Navy Research Leads Push for Tech Innovation to Stay Ahead
The Naval Research Laboratory is driving innovation to enhance readiness and maintain technological dominance against emerging threats.

The Navy’s research arm is advancing autonomous systems, electronic warfare, AI and digital engineering to achieve technological superiority and remain ready for “the new day,” naval leaders said Wednesday at the 2025 AFCEA West conference in San Diego, California.
The Navy publicly released its Science and Technology Strategy in April 2024, which urged the service to match pace with peer adversaries in order to maintain technological dominance.
Capt. Jesse Black, commanding officer at the U.S. Naval Research Laboratory (USNRL), told the audience that the evolving technological world mandated the need for all 17 research divisions within the USNRL to keep pace with emerging threats.
“The world, as we’ve all been watching, is in an incredibly dynamic state right now. Technologies are being advanced in industry. How are we capturing those? How are we leveraging those to watching what’s happening in the world domains, as far as warfare and warfare domain changing?” Black said.
Black said the “speed of relevance” has pushed the USNRL, and the Defense Department at large, to fundamentally change its approach to risk.
“The new day is here … I think that the reality is that we’re accepting a bit more risk than we’ve done in the past, and they’re willing to set more as we continue to move forward,” said Black.
Joseph Mathews, superintendent of the Information Technology Division at USNRL, said the Science and Technology strategy does a good job of “rethinking the problem” of technological dominance but also noted that the nature of American democracy could present a challenge.
“There are different incentives and equities, whereas with some of our near peer competitors, the entire infrastructure and supporting industry is effectively nationalized where the government can direct control over that,” Matthews said. “More than the money what I’m worried about is, by virtue of that industry and that supporting infrastructure being nationalized, is that they’re moving quicker than we are.”
According to Matthews, innovation “doesn’t happen in a bubble,” and the foundational research led by universities, research labs and scientists contributes to a larger tech ecosystem that can compete with the nation’s adversaries.
“How do we stay ahead of the curve?” Matthews said. “We stay ahead of the curve by realizing that it’s an ecosystem and that every organization, every partner, every entity in that ecosystem, has a role to play.”
Matthews pointed to work that the USNRL has already done with information warfare forces to conduct counter malware detection, creating a tool that eventually scaled beyond USNRL and became a staple for the entire Navy cyber arsenal.
The USNRL is exploring integrating emerging technologies into workflows to lessen time-consuming tasks for sailors.

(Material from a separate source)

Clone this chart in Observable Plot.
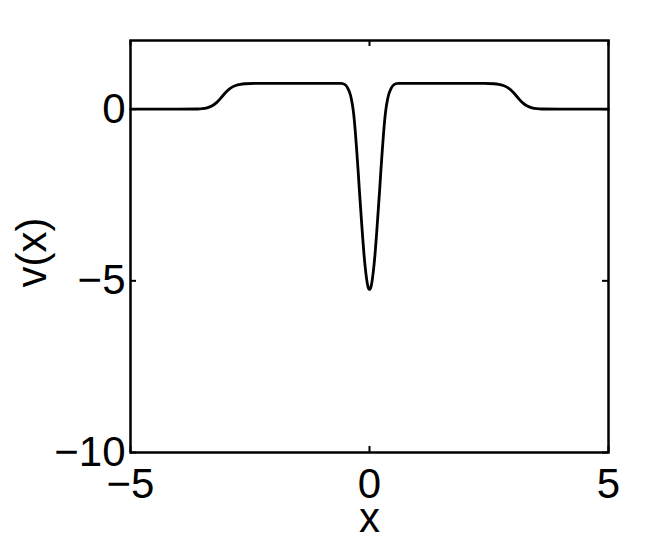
<!DOCTYPE html>
<html><head><meta charset="utf-8">
<script src="https://cdn.jsdelivr.net/npm/d3@7"></script>
<script src="https://cdn.jsdelivr.net/npm/@observablehq/plot@0.6"></script>
<style>body{margin:0;background:#fff}</style>
</head><body><div id="chart"></div>
<script>
const xs = [-5, -4, -3.6, -3.5, -3.4, -3.3, -3.2, -3.1, -3.0, -2.9, -2.8, -2.7, -2.6, -2.4, -1.0,
  -0.6, -0.55, -0.5, -0.45, -0.4, -0.36, -0.33, -0.3, -0.27, -0.24, -0.21, -0.18, -0.15, -0.12, -0.09, -0.06, -0.03,
  0,
  0.03, 0.06, 0.09, 0.12, 0.15, 0.18, 0.21, 0.24, 0.27, 0.3, 0.33, 0.36, 0.4, 0.45, 0.5, 0.55, 0.6,
  1.0, 2.4, 2.6, 2.7, 2.8, 2.9, 3.0, 3.1, 3.2, 3.3, 3.4, 3.5, 3.6, 4, 5];
const vs = [0, 0, 0.005, 0.015, 0.04, 0.09, 0.19, 0.34, 0.5, 0.62, 0.69, 0.725, 0.74, 0.75, 0.75,
  0.75, 0.74, 0.70, 0.60, 0.42, 0.15, -0.15, -0.6, -1.15, -1.75, -2.4, -3.0, -3.6, -4.15, -4.6, -4.95, -5.18,
  -5.25,
  -5.18, -4.95, -4.6, -4.15, -3.6, -3.0, -2.4, -1.75, -1.15, -0.6, -0.15, 0.15, 0.42, 0.60, 0.70, 0.74, 0.75,
  0.75, 0.75, 0.74, 0.725, 0.69, 0.62, 0.5, 0.34, 0.19, 0.09, 0.04, 0.015, 0.005, 0, 0];
const xTicks = [-5, 0, 5];
const yTicks = [-10, -5, 0];
const xDomain = [-5, 5];
const yDomain = [-10, 2];
const xLabel = "x";
const yLabel = "v(x)";

const data = xs.map((x, i) => ({x, v: vs[i]}));

const W = 672, H = 543;
const mL = 130, mR = 64, mT = 40, mB = 91;
const tickPx = 6;
const tx = tickPx * (xDomain[1] - xDomain[0]) / (W - mL - mR);
const ty = tickPx * (yDomain[1] - yDomain[0]) / (H - mT - mB);
const font = "Liberation Sans, Arial, Helvetica, sans-serif";
const fmt = d => d < 0 ? "\u2212" + Math.abs(d) : String(d);

const chart = Plot.plot({
  width: W, height: H,
  marginLeft: mL, marginRight: mR, marginTop: mT, marginBottom: mB,
  style: {fontFamily: font, fontSize: "42px", background: "#fff", color: "#000"},
  x: {domain: xDomain},
  y: {domain: yDomain},
  marks: [
    Plot.axisX(xTicks, {tickSize: 0, tickPadding: 16, label: null, fontSize: 42, tickFormat: fmt}),
    Plot.axisY(yTicks, {tickSize: 0, tickPadding: 5, label: null, fontSize: 42, tickFormat: fmt}),
    Plot.ruleX(xTicks, {x: d => d, y1: yDomain[0], y2: yDomain[0] + ty, stroke: "#000", strokeWidth: 2}),
    Plot.ruleX(xTicks, {x: d => d, y1: yDomain[1], y2: yDomain[1] - ty, stroke: "#000", strokeWidth: 2}),
    Plot.ruleY(yTicks, {y: d => d, x1: xDomain[0], x2: xDomain[0] + tx, stroke: "#000", strokeWidth: 2}),
    Plot.ruleY(yTicks, {y: d => d, x1: xDomain[1], x2: xDomain[1] - tx, stroke: "#000", strokeWidth: 2}),
    Plot.line(data, {x: "x", y: "v", curve: "monotone-x", stroke: "#000", strokeWidth: 2.8}),
    Plot.frame({stroke: "#000", strokeWidth: 2.5}),
    Plot.text([xLabel], {frameAnchor: "bottom", lineAnchor: "middle", textAnchor: "middle", dy: 66, fontSize: 42, fill: "#000"}),
    Plot.text([yLabel], {frameAnchor: "left", lineAnchor: "middle", textAnchor: "middle", rotate: -90, dx: -98, dy: 6, fontSize: 42, fill: "#000"})
  ]
});
document.getElementById("chart").appendChild(chart);
</script>
</body></html>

“We’re at the infancy of where we want to get to the future, where we can offload the dangerous, the dull, the dirty tasks from the sailors and basically make them more effective,” Matthews said about robotics and AI.
According to Matthews, the USNRL is leaving the building of quantum infrastructure to the private sector so it can focus on developing the software it will inevitably run on.
“There’s a pretty rich ecosystem right now, the IBMs, the IonQs, the other similar companies that are all in this race to build a quantum computing architecture,” Matthews said. “We’re more interested in the quantum information science aspect of it, so that once you have an architecture, how do we program these systems in a way that they go after the problems that we’re interested in?”